In effect, Democrats such as Nadler and socialist Sen. Bernie Sanders, I-Vt., have proceeded to spread the talking point that Trump’s allegation of their “big lie” was actually a “big lie” unto itself.

Trump’s attorneys issued a response of their own to the article of impeachment shortly after the House Democrats’ filing.

In it, they previewed the arguments they intend to use to dismantle the case, which will rest most likely on arguing the irrelevance of the charges since he is no longer in office.

However, the filing also appeared poised to delve into the extensive allegations of vote fraud should the Democrat impeachment managers opt to go that route.

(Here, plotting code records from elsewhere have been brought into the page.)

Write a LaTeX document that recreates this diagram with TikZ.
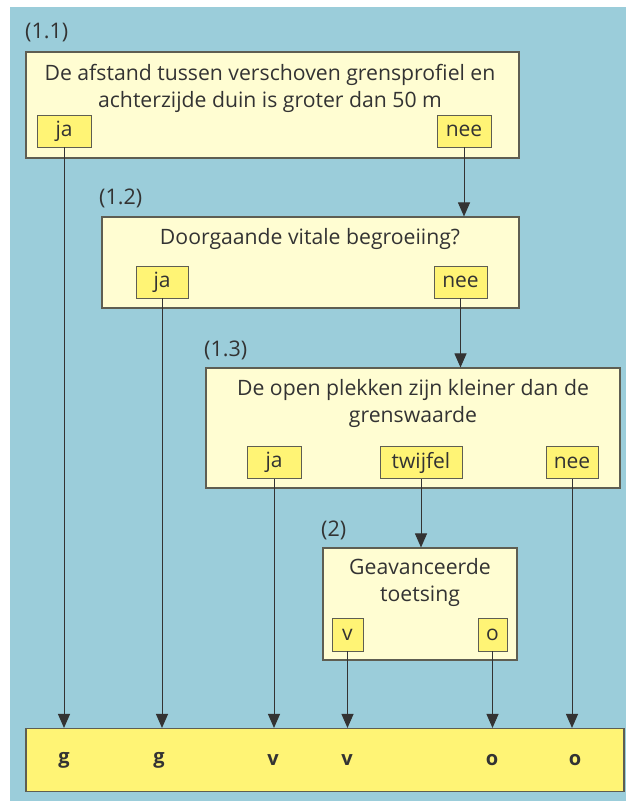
\documentclass[tikz,border=0pt]{standalone}
\usepackage{fontspec}
\setmainfont{Open Sans}
\usetikzlibrary{arrows.meta}
\definecolor{bgblue}{HTML}{9BCDDA}
\definecolor{paleyel}{HTML}{FFFDD2}
\definecolor{btnyel}{HTML}{FFF475}
\definecolor{edge}{HTML}{5E5E52}
\definecolor{ink}{HTML}{333333}
\begin{document}
\begin{tikzpicture}[x=1pt,y=-1pt,
  qbox/.style={draw=edge,line width=1.1pt,fill=paleyel,inner sep=0pt},
  btn/.style={draw=edge,line width=0.9pt,fill=btnyel,inner sep=0pt,minimum height=32pt,text=ink,font=\fontsize{21}{22}\selectfont},
  qtext/.style={text=ink,font=\fontsize{21.2}{27}\selectfont,align=center,inner sep=0pt},
  lab/.style={text=ink,font=\fontsize{21.5}{22}\selectfont,anchor=west,inner sep=0pt},
  res/.style={text=ink,font=\bfseries\fontsize{20}{22}\selectfont,inner sep=0pt},
  arr/.style={-{Triangle[length=14pt,width=12pt]},draw=ink,line width=1pt}]
\useasboundingbox (0,0) rectangle (626,805);
\fill[white] (0,0) rectangle (626,805);
\fill[bgblue] (10,7) rectangle (626,801);

% box 1.1
\node[lab] (l11) at (25,33) {(1.1)};
\node[qbox,minimum width=493pt,minimum height=106pt] (b11) at (272.5,105) {};
\node[qtext] (t11) at (270,88) {De afstand tussen verschoven grensprofiel en\\achterzijde duin is groter dan 50 m};
\node[btn,minimum width=54pt] (ja1) at (64,131) {ja};
\node[btn,minimum width=54pt] (nee1) at (464,131) {nee};

% box 1.2
\node[lab] (l12) at (99,198) {(1.2)};
\node[qbox,minimum width=417pt,minimum height=91pt] (b12) at (310.5,262.5) {};
\node[qtext] (t12) at (310,239) {Doorgaande vitale begroeiing?};
\node[btn,minimum width=52pt] (ja2) at (162,282) {ja};
\node[btn,minimum width=53pt] (nee2) at (460.5,282) {nee};

% box 1.3
\node[lab] (l13) at (204,350) {(1.3)};
\node[qbox,minimum width=414pt,minimum height=120pt] (b13) at (413,428) {};
\node[qtext] (t13) at (413,403) {De open plekken zijn kleiner dan de\\grenswaarde};
\node[btn,minimum width=54pt] (ja3) at (274,462.5) {ja};
\node[btn,minimum width=82pt] (tw3) at (421,462.5) {twijfel};
\node[btn,minimum width=52pt] (nee3) at (572,462.5) {nee};

% box 2
\node[lab] (l2) at (321,530) {(2)};
\node[qbox,minimum width=194pt,minimum height=112pt] (b2) at (420,604) {};
\node[qtext] (t2) at (420,582) {Geavanceerde\\toetsing};
\node[btn,minimum width=31pt,minimum height=33pt] (v2) at (347.5,634.5) {v};
\node[btn,minimum width=29pt,minimum height=33pt] (o2) at (492.5,634.5) {o};

% bottom result bar
\node[draw=edge,line width=1.1pt,fill=btnyel,minimum width=598pt,minimum height=63pt,inner sep=0pt] (bot) at (325,760) {};
\node[res] (r1) at (64,760) {g};
\node[res] (r2) at (159,760) {g};
\node[res] (r3) at (273,760) {v};
\node[res] (r4) at (347,760) {v};
\node[res] (r5) at (492,760) {o};
\node[res] (r6) at (575,760) {o};

% connectors
\draw[arr] (ja1.south) -- (ja1.south |- bot.north);
\draw[arr] (nee1.south) -- (nee1.south |- b12.north);
\draw[arr] (ja2.south) -- (ja2.south |- bot.north);
\draw[arr] (nee2.south) -- (nee2.south |- b13.north);
\draw[arr] (ja3.south) -- (ja3.south |- bot.north);
\draw[arr] (tw3.south) -- (tw3.south |- b2.north);
\draw[arr] (nee3.south) -- (nee3.south |- bot.north);
\draw[arr] (v2.south) -- (v2.south |- bot.north);
\draw[arr] (o2.south) -- (o2.south |- bot.north);
\end{tikzpicture}
\end{document}
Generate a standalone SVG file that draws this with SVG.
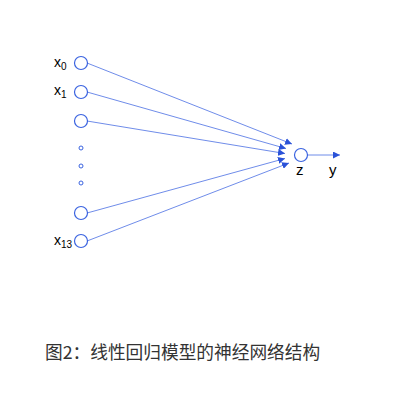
<svg xmlns="http://www.w3.org/2000/svg" width="411" height="402" viewBox="0 0 411 402">
<style>
.n{fill:none;stroke:#3a63e0;stroke-width:1.2}
.d{fill:none;stroke:#3a63e0;stroke-width:1}
.e{stroke:#4a6fe3;stroke-width:0.8;fill:none}
.l{font-family:"Liberation Sans",Arial,sans-serif;fill:#000}
.cap{font-family:"Noto Sans CJK SC","Liberation Sans",sans-serif;font-size:17.7px;fill:#333}
</style>
<defs>
<marker id="ah" viewBox="0 0 10 10" refX="10" refY="5" markerWidth="7" markerHeight="7" markerUnits="userSpaceOnUse" orient="auto">
<path d="M0,0 L10,5 L0,10 z" fill="#2a52d8"/>
</marker>
</defs>
<rect width="411" height="402" fill="#fff"/>
<g id="connectors">
<line class="e" x1="87" y1="63" x2="292" y2="144" marker-end="url(#ah)"/>
<line class="e" x1="87" y1="92" x2="286" y2="148.5" marker-end="url(#ah)"/>
<line class="e" x1="87" y1="121" x2="285" y2="153.5" marker-end="url(#ah)"/>
<line class="e" x1="87" y1="213" x2="285" y2="158.5" marker-end="url(#ah)"/>
<line class="e" x1="87" y1="241" x2="289" y2="163" marker-end="url(#ah)"/>
<line class="e" x1="308" y1="155" x2="340" y2="155" marker-end="url(#ah)"/>
</g>
<g id="x0"><circle class="n" cx="81" cy="63" r="6.5"/><text class="l" x="54" y="67" font-size="14">x<tspan font-size="10" dy="3">0</tspan></text></g>
<g id="x1"><circle class="n" cx="81" cy="92" r="6.5"/><text class="l" x="54" y="95" font-size="14">x<tspan font-size="10" dy="3">1</tspan></text></g>
<g id="x2"><circle class="n" cx="81" cy="121" r="6.5"/></g>
<g id="dots">
<circle class="d" cx="81" cy="148" r="2"/>
<circle class="d" cx="81" cy="166" r="2"/>
<circle class="d" cx="81" cy="183" r="2"/>
</g>
<g id="x12"><circle class="n" cx="81" cy="213" r="6.5"/></g>
<g id="x13"><circle class="n" cx="81" cy="241" r="6.5"/><text class="l" x="54" y="245" font-size="14">x<tspan font-size="10" dy="3">13</tspan></text></g>
<g id="z"><circle class="n" cx="301" cy="155" r="6.5"/><text class="l" x="296" y="175" font-size="15">z</text></g>
<g id="y"><text class="l" x="329" y="175" font-size="15">y</text></g>
<text class="cap" x="45" y="359">图2：线性回归模型的神经网络结构</text>
</svg>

Lawyers working on Trump’s behalf amassed considerable evidence of vote fraud to refute the false claim that he was lying. However, they were never able to present their legal case since judges—up to and including the US Supreme Court—dismissed them all for procedural reasons such as lack of standing and laches (meaning they waited too late to file).

The impeachment effort may, in effect, achieve what members of the House and Senate were unable to do on Jan. 6 by laying out the evidence of vote fraud.

However, the strategy could be risky if it puts off a sufficient number of GOP senators.

While 45 of the 50 have already voted on a measure saying the impeachment is illegitimate, the loss of a dozen senators would potentially result in a conviction, barring Trump from seeking re-election in the future.

Sen. Lindsey Graham, R-SC, warned Democrats during a Monday appearance on Fox News that if they attempted to call witnesses in the Senate after the unprecedented House proceedings, the spectacle could be drawn out for months, keeping Trump in the spotlight despite Democrats’ disingenuous calls for unity and healing.

“I think we know what happened that day,” Graham said.

“But if you open up that can of worms, we’ll want the FBI to come in and tell us how people actually pre-planned these attacks and what happened with the security footprint at the Capitol,” he continued. “You open up Pandora’s box if you call one witness.”